All of that assumes, however, that Vader's overriding concern is the crushing of the Rebel Alliance, which frankly makes me wonder if he's watched the original trilogy at all.  Empire is very clear on one thing; Vader has worked out who Skywalker is, and is determined to acquire him.  This is not a goal that is likely to be accomplished by carpet bombing Hoth. He'd have a much better chance of finding Skywalker if he himself lands on Hoth, hoping to draw Skywalker - surely in the middle of the battle to save his friends - and either draw him out there and then, or gain some high-level hostages he can use for leverage later.

Which, obviously, is exactly what he tries.  Capturing Skywalker in space is desperately unlikely; Vader has, as Ackerman notes, learned exactly how good a pilot his son has become.  And if maximising his chances of capturing his son means giving up on blasting the rebel base from space - a result that probably strikes Vader as unlikely to lead to acquiring captives who can be tortured for information, to say nothing of uncomfortably close to Moff Tarkin's last ever battle plan - then that's exactly what's going to happen.
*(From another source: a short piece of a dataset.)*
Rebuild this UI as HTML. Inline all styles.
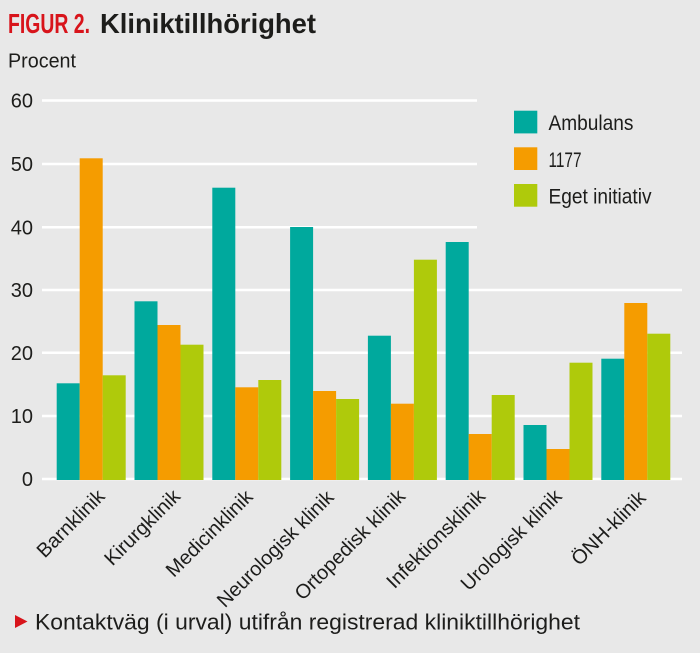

So, no.  The battle of Hoth was not in any way a terrible performance by the Empire.  It began with a risky but by no means indefensible choice for a surprise attack, continued with a ruthlessly logical ground assault, and concluded with a tactical choice that placed intelligence and strategic concerns (Luke as a Dark Jedi ends the galactic civil war immediately, pretty much) over the narrow tactical victory of minimising the success of the Rebel evacuation.

Compare this with the total defeat at Endor, in a situation where air support was readily available, anti-personnel devices were seemingly utterly forgotten, a rigorous program of defoliating the area around the base was never even attempted, and the scouts used as an early warning system were given the most horrifyingly dangerous forms of transport imaginable in deeply forested terrain.  I don't thiunk it's hard to work out which encounter represents the true debacle.

[1] And before anyone says it, yes, I know that info was fed to the Bothans.  But the fact no-one apparently considered the possibility that the data was deliberately leaked suggests there's good reason to assume Imperial incompetence regarding security protocols.